In the distance there’s a huge gathering of gulls at the mouth of Redwood Creek, bigger than I’ve seen in months. To say several hundred gulls is not an exaggeration. They mass on the wet, oval sandbar sitting at the mouth of the creek and on both its north and south shores. They float in the rushing channel of the creek and fly over the churning foam around Little Girl Rock and the two sisters.
On the south shore, 40 to 50 harbor seals have beached themselves. They rest on their bellies, some on their backs, and one reddish fellow leans on his left flipper like he’s waiting at the bar for his girlfriend to come back from the restroom.
They are of all sizes, male and female (and young’uns) though I don’t know how to tell apart from this distance other than relative size. Their colors range from very near white with dark spots, to cream and chocolate brown, as well as the aforementioned ruddy haired gent. They all have the same black-eyed face though, and each pair of dark eyes follow me as I saunter past, making sure I give them adequate personal space. I’m enjoying watching them and don’t want my presence to force them into the chilly rushing waters on this calm afternoon.
The estuary is all but gone. Where two weeks ago there was a placid, near circular pool of fresh water, today there is only Redwood Creek, wider than it was a fortnight ago, rushing straight to the Pacific. The path to the ocean is a broad avenue with no narrowing or tapering at its terminus. No ocean waves push their way into the channel this afternoon. The force of the creek stops the Pacific at the sand bar.
I’ve had this beach to myself on most of my walks in recent months. Today, a solitary birder has joined me here. He kneels on the sand, motionless, keenly focused, his eye pressed into a large spotting scope that almost certainly costs what would take me a couple weeks to earn. What is he looking at? I scan the horizon yet see only gulls. Perhaps he’s peering through the haze to one of the rocks, to something beyond the range of my 20 year old binoculars. Though I’d be well within the expectations of my paid duties to stroll over and chat with him, perhaps inquire as to what he’s found, I’m not willing to interrupt his afternoon simply to satisfy my curiosity.
In the south estuary, some new birds appear for me this afternoon. A black-headed bird with a dark back and striking white patch at the base of the chest, with reddish eyes and a hint of white on the bill - male ring-necked ducks - dot the calm waters. Lesser scaups, so similar to the ring-necked ducks but with a silvery-white back, plod along nearby. Buffleheads and a few coots, both of which have been here before join the throng. And, perhaps a few ruddy ducks, small diving birds with a dark head cap, buff body and grayish-buff back. (I’ll need to check on that last one.)

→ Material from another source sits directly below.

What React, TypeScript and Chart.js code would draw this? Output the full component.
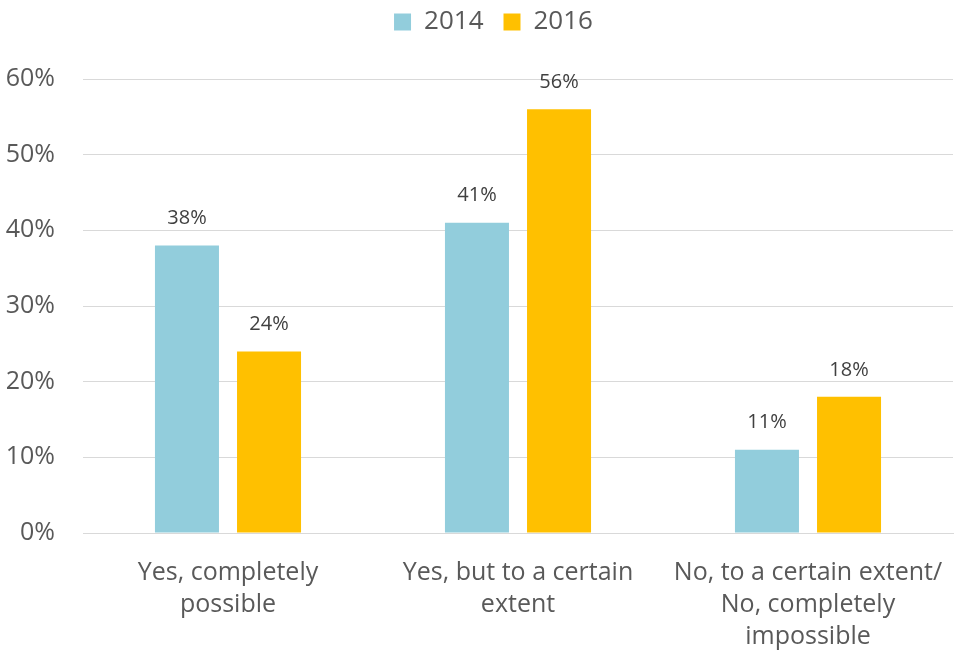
import React, { useEffect, useRef } from "react";
import { Chart, registerables } from "chart.js";

Chart.register(...registerables);

const categories: string[][] = [
  ["Yes, completely", "possible"],
  ["Yes, but to a certain", "extent"],
  ["No, to a certain extent/", "No, completely", "impossible"],
];
const series2014: number[] = [38, 41, 11];
const series2016: number[] = [24, 56, 18];
const yTicks: number[] = [0, 10, 20, 30, 40, 50, 60];

const FONT = "'Open Sans', 'Noto Sans', sans-serif";

const dataLabelPlugin = {
  id: "dataLabels",
  afterDatasetsDraw(chart: any) {
    const ctx = chart.ctx;
    ctx.save();
    ctx.font = `20px ${FONT}`;
    ctx.fillStyle = "#404040";
    ctx.textAlign = "center";
    ctx.textBaseline = "middle";
    chart.data.datasets.forEach((ds: any, i: number) => {
      const meta = chart.getDatasetMeta(i);
      meta.data.forEach((bar: any, j: number) => {
        ctx.fillText(`${ds.data[j]}%`, bar.x, bar.y - 27);
      });
    });
    ctx.restore();
  },
};

const legendSpace = {
  id: "legendSpace",
  beforeInit(chart: any) {
    const orig = chart.legend.fit;
    chart.legend.fit = function () {
      orig.bind(chart.legend)();
      this.height += 34;
    };
  },
  afterLayout(chart: any) {
    chart.legend.left += 15;
    chart.legend.right += 15;
  },
};

export default function App() {
  const ref = useRef<HTMLCanvasElement | null>(null);
  useEffect(() => {
    if (!ref.current) return;
    const chart = new Chart(ref.current, {
      type: "bar",
      data: {
        labels: categories,
        datasets: [
          {
            label: "2014",
            data: series2014,
            backgroundColor: "#92CDDC",
            categoryPercentage: 0.566,
            barPercentage: 0.78,
          },
          {
            label: "2016",
            data: series2016,
            backgroundColor: "#FFC000",
            categoryPercentage: 0.566,
            barPercentage: 0.78,
          },
        ],
      },
      options: {
        animation: false,
        responsive: true,
        maintainAspectRatio: false,
        layout: { padding: { left: 4, right: 1, top: -11, bottom: 0 } },
        plugins: {
          legend: {
            position: "top",
            labels: {
              boxWidth: 17,
              boxHeight: 17,
              padding: 20,
              color: "#595959",
              font: { family: FONT, size: 26 },
            },
          },
          tooltip: { enabled: false },
        },
        scales: {
          x: {
            grid: { display: false, drawTicks: false },
            border: { display: true, color: "#D9D9D9", width: 1 },
            afterFit: (axis: any) => {
              axis.height = 122;
              axis.paddingRight = 0;
              axis.paddingLeft = 0;
            },
            ticks: {
              color: "#595959",
              font: { family: FONT, size: 25, lineHeight: 1.28 },
              padding: 24,
              maxRotation: 0,
              autoSkip: false,
            },
          },
          y: {
            min: 0,
            max: 60,
            afterBuildTicks: (axis: any) => {
              axis.ticks = yTicks.map((v) => ({ value: v }));
            },
            afterFit: (axis: any) => {
              axis.width = 79;
            },
            grid: { color: "#D9D9D9", drawTicks: false, lineWidth: 1 },
            border: { display: false },
            ticks: {
              color: "#595959",
              font: { family: FONT, size: 25 },
              padding: 28,
              callback: (v: any) => `${v}%`,
            },
          },
        },
      },
      plugins: [dataLabelPlugin, legendSpace],
    });
    return () => chart.destroy();
  }, []);
  return (
    <div style={{ position: "absolute", left: 0, top: 0, width: 954, height: 655, background: "#fff" }}>
      <canvas ref={ref} />
    </div>
  );
}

Hard to believe sometimes that your government pays me to wander around on the beach doing not much of nothin’. On days like this, it’s harder still to wonder why I have the gall to whine about it on occasion. As we enter a new year, I’ll try to remember this task is better than quality counting the elastic threads on a pair of BVD’s in Russell County, Kentucky, cuz it’s really not all that bad, huh?